--- INSTRUCTIONS FOR THE TASK ---
Print exactly the lines from the first one down to the line that contains "var ccTicks = [0, 100, 200, 300, 400, 500, 600, 700];", both included, and skip the pictures.

--- DATASET ROWS ---
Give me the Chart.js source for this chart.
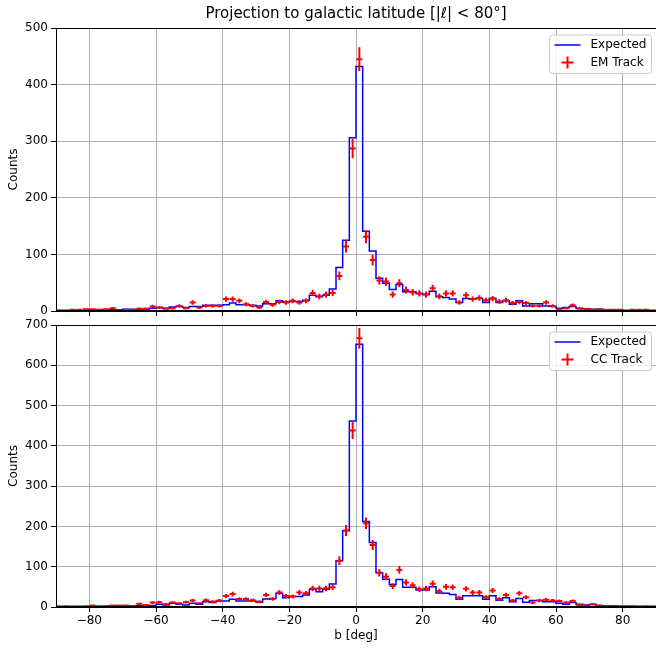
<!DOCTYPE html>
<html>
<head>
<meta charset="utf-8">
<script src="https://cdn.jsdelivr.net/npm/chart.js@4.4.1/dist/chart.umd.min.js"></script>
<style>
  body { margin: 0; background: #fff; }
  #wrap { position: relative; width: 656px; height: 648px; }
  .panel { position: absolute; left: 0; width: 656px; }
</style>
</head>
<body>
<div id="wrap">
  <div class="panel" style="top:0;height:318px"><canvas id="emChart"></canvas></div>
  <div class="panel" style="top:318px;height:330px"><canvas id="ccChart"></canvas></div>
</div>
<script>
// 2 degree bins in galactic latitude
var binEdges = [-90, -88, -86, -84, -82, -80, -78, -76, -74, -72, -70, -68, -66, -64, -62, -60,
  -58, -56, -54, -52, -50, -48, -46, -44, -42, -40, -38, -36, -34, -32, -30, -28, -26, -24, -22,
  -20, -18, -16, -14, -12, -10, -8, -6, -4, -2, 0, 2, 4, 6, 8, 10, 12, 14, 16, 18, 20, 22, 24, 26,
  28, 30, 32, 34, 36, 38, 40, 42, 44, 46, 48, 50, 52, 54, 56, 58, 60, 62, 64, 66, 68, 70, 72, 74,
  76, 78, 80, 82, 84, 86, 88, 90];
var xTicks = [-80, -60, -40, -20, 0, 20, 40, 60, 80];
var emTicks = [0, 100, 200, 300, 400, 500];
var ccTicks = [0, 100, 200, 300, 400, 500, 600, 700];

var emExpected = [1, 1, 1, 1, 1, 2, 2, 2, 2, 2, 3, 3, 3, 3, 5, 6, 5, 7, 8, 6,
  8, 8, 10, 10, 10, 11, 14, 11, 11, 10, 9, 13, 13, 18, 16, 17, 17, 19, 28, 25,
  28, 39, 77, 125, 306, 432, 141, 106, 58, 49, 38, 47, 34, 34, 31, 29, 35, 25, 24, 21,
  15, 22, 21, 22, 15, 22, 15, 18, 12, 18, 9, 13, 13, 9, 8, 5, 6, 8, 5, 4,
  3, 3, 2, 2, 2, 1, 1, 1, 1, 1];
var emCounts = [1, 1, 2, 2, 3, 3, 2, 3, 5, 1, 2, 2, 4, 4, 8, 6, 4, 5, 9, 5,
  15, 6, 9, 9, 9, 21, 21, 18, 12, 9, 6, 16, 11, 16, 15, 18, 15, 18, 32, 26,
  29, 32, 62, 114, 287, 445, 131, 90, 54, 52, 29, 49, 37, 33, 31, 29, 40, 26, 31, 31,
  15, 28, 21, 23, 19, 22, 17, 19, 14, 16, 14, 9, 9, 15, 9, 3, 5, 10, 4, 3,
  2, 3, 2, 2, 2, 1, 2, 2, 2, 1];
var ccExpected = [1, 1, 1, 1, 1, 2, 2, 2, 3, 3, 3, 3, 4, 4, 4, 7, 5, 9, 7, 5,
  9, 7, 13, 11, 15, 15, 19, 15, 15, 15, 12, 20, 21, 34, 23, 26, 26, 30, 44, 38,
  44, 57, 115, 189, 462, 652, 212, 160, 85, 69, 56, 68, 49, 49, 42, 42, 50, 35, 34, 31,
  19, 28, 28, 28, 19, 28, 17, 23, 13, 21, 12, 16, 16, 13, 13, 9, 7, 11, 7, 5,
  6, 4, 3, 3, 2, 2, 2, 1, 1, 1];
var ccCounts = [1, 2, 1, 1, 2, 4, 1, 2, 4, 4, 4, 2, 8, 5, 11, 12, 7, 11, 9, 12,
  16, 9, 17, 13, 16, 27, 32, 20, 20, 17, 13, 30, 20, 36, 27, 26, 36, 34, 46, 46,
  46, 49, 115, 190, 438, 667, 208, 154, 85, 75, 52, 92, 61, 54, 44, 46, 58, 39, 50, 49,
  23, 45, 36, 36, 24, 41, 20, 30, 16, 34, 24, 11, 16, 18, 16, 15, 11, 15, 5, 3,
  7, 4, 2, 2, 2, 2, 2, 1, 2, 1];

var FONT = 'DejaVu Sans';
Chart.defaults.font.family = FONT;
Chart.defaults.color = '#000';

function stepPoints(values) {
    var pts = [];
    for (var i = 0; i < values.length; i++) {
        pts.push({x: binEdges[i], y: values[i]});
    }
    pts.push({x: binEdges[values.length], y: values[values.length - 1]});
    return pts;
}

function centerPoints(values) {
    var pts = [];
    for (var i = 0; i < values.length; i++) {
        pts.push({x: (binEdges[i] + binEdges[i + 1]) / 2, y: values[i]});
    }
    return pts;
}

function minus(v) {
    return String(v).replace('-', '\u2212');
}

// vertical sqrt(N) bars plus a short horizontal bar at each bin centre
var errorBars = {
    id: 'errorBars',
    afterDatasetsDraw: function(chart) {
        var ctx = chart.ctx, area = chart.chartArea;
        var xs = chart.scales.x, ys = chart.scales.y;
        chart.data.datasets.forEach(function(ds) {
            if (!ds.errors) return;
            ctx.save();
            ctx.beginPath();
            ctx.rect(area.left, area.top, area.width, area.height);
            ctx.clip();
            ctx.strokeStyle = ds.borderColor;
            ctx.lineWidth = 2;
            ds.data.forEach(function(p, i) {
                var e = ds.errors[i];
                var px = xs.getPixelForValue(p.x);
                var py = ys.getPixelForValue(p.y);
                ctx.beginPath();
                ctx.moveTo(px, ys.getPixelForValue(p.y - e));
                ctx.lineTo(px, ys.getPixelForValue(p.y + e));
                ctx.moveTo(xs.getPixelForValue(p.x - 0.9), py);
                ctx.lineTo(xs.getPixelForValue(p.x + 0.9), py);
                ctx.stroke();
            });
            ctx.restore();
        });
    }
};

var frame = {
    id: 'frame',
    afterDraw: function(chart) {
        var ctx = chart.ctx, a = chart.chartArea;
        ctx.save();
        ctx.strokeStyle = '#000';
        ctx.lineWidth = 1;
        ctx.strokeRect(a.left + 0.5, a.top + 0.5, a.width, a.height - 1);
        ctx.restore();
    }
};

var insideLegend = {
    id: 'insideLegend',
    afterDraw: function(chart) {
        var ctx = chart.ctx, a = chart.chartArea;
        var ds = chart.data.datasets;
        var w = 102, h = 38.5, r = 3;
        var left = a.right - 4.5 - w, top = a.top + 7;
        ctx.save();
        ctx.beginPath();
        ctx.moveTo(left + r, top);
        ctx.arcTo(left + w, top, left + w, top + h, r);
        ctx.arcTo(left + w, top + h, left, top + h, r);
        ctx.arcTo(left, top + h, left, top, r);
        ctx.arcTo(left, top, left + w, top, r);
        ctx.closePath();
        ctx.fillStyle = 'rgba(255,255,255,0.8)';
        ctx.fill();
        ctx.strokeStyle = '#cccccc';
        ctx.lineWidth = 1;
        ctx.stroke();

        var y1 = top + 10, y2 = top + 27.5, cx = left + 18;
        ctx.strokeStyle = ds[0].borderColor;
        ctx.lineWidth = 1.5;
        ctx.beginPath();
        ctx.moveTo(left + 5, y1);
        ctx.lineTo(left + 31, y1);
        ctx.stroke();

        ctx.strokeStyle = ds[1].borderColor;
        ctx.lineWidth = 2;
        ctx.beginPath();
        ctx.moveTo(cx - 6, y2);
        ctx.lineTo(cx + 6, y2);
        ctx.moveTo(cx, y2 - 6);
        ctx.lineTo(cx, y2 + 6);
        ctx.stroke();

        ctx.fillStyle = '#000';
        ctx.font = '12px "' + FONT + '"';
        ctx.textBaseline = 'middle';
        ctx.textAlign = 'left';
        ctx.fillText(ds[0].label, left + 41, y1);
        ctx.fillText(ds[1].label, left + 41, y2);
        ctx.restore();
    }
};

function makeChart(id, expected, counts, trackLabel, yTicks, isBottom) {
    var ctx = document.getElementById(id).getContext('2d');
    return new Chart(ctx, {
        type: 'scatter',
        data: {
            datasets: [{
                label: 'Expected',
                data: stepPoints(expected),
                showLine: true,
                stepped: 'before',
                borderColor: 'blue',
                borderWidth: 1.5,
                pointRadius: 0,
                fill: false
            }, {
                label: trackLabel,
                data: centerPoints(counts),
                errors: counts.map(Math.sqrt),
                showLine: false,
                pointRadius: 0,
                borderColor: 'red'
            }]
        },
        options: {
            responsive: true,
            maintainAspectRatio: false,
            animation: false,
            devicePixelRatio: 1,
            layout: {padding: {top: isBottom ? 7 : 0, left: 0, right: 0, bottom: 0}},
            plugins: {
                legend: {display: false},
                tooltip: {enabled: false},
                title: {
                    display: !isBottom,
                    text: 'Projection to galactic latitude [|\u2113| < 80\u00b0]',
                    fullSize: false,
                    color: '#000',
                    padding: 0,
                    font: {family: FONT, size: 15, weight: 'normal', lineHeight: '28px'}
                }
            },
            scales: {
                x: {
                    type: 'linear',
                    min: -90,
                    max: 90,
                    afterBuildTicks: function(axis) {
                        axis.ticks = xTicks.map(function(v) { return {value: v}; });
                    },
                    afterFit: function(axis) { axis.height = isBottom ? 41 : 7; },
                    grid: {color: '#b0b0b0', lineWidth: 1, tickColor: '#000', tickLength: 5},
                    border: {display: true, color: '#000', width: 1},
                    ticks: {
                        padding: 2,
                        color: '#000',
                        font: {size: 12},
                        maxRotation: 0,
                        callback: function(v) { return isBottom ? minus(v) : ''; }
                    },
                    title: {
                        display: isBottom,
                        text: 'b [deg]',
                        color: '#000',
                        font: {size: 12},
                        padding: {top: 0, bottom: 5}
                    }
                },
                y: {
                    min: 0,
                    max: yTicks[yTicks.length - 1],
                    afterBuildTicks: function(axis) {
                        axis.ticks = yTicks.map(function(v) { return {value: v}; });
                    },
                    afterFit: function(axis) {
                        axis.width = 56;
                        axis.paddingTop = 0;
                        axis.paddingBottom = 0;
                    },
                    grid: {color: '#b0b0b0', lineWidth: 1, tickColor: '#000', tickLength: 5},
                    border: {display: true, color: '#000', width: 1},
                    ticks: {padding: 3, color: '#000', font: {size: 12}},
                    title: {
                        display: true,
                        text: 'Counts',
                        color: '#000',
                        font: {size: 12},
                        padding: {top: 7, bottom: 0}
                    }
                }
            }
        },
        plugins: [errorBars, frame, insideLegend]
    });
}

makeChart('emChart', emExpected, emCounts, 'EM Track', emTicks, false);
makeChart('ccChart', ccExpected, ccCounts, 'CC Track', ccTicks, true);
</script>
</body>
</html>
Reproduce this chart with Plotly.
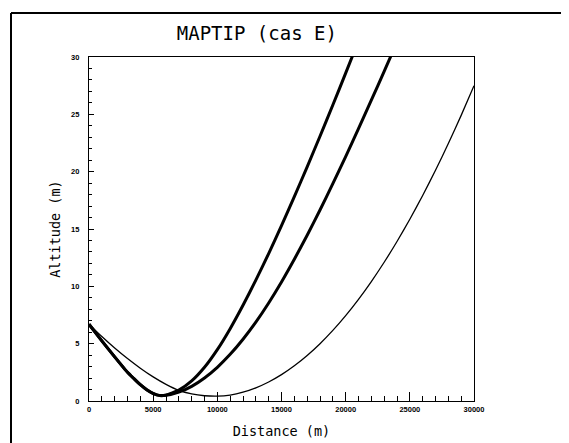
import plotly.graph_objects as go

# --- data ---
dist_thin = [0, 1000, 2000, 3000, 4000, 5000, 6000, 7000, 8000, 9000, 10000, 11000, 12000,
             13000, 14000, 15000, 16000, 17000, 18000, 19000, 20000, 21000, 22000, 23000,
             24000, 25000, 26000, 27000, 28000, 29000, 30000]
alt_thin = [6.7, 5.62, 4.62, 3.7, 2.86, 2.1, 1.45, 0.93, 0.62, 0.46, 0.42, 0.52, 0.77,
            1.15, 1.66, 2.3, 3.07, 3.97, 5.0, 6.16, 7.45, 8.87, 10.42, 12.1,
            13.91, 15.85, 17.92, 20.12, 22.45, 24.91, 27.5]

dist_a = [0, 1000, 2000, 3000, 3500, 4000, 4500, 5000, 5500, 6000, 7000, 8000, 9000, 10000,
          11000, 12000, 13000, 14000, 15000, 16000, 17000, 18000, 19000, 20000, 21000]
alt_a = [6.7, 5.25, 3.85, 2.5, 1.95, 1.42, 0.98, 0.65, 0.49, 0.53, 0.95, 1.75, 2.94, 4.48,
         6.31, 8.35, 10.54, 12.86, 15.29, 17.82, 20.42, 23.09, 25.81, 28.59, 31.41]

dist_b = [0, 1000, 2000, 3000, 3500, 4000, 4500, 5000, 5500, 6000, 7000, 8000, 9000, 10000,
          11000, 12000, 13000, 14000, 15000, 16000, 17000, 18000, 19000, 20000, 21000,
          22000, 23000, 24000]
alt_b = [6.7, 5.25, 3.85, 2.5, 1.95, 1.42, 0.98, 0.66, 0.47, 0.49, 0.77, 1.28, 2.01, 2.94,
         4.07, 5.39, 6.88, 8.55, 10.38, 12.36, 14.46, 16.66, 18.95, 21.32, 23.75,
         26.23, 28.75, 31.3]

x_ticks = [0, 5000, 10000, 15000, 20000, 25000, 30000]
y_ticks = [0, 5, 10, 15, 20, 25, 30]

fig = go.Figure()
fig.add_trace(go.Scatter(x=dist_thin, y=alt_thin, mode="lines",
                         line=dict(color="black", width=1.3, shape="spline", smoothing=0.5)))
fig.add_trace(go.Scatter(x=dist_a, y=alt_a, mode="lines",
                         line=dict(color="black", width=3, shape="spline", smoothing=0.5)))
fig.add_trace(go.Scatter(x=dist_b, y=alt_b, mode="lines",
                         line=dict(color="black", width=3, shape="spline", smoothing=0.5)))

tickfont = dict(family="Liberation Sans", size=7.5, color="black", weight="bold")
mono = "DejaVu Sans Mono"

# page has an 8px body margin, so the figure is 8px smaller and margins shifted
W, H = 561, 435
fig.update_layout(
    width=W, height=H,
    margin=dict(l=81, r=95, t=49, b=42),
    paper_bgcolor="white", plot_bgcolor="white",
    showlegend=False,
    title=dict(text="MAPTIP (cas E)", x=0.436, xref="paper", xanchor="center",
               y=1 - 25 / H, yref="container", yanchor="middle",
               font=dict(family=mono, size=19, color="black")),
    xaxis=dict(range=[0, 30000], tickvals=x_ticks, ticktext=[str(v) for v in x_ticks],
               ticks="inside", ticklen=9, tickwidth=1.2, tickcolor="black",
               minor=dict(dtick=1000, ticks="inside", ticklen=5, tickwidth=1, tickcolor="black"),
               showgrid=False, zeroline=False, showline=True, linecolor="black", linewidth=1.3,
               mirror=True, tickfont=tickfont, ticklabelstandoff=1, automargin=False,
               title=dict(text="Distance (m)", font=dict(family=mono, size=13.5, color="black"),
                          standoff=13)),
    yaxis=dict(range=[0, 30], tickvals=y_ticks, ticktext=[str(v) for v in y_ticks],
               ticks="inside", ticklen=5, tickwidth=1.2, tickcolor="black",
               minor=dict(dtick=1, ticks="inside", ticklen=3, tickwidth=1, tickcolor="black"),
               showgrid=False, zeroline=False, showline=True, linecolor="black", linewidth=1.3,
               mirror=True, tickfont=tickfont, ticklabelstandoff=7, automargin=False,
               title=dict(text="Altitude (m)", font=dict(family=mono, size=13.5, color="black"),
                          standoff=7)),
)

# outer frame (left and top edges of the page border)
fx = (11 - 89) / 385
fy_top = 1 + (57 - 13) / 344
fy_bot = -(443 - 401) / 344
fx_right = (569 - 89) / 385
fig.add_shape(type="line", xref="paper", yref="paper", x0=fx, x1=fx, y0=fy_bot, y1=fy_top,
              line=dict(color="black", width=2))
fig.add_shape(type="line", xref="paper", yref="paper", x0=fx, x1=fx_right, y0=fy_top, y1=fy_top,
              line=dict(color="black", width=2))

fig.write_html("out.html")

--- WRITTEN SOLUTION ---
Give me the Chart.js source for this chart.
<!DOCTYPE html>
<html>
<head>
<meta charset="utf-8">
<script src="https://cdn.jsdelivr.net/npm/chart.js@4.4.1/dist/chart.umd.min.js"></script>
<style>
  body { margin: 0; background: #fff; }
  #wrap { position: relative; width: 656px; height: 648px; }
  .panel { position: absolute; left: 0; width: 656px; }
</style>
</head>
<body>
<div id="wrap">
  <div class="panel" style="top:0;height:318px"><canvas id="emChart"></canvas></div>
  <div class="panel" style="top:318px;height:330px"><canvas id="ccChart"></canvas></div>
</div>
<script>
// 2 degree bins in galactic latitude
var binEdges = [-90, -88, -86, -84, -82, -80, -78, -76, -74, -72, -70, -68, -66, -64, -62, -60,
  -58, -56, -54, -52, -50, -48, -46, -44, -42, -40, -38, -36, -34, -32, -30, -28, -26, -24, -22,
  -20, -18, -16, -14, -12, -10, -8, -6, -4, -2, 0, 2, 4, 6, 8, 10, 12, 14, 16, 18, 20, 22, 24, 26,
  28, 30, 32, 34, 36, 38, 40, 42, 44, 46, 48, 50, 52, 54, 56, 58, 60, 62, 64, 66, 68, 70, 72, 74,
  76, 78, 80, 82, 84, 86, 88, 90];
var xTicks = [-80, -60, -40, -20, 0, 20, 40, 60, 80];
var emTicks = [0, 100, 200, 300, 400, 500];
var ccTicks = [0, 100, 200, 300, 400, 500, 600, 700];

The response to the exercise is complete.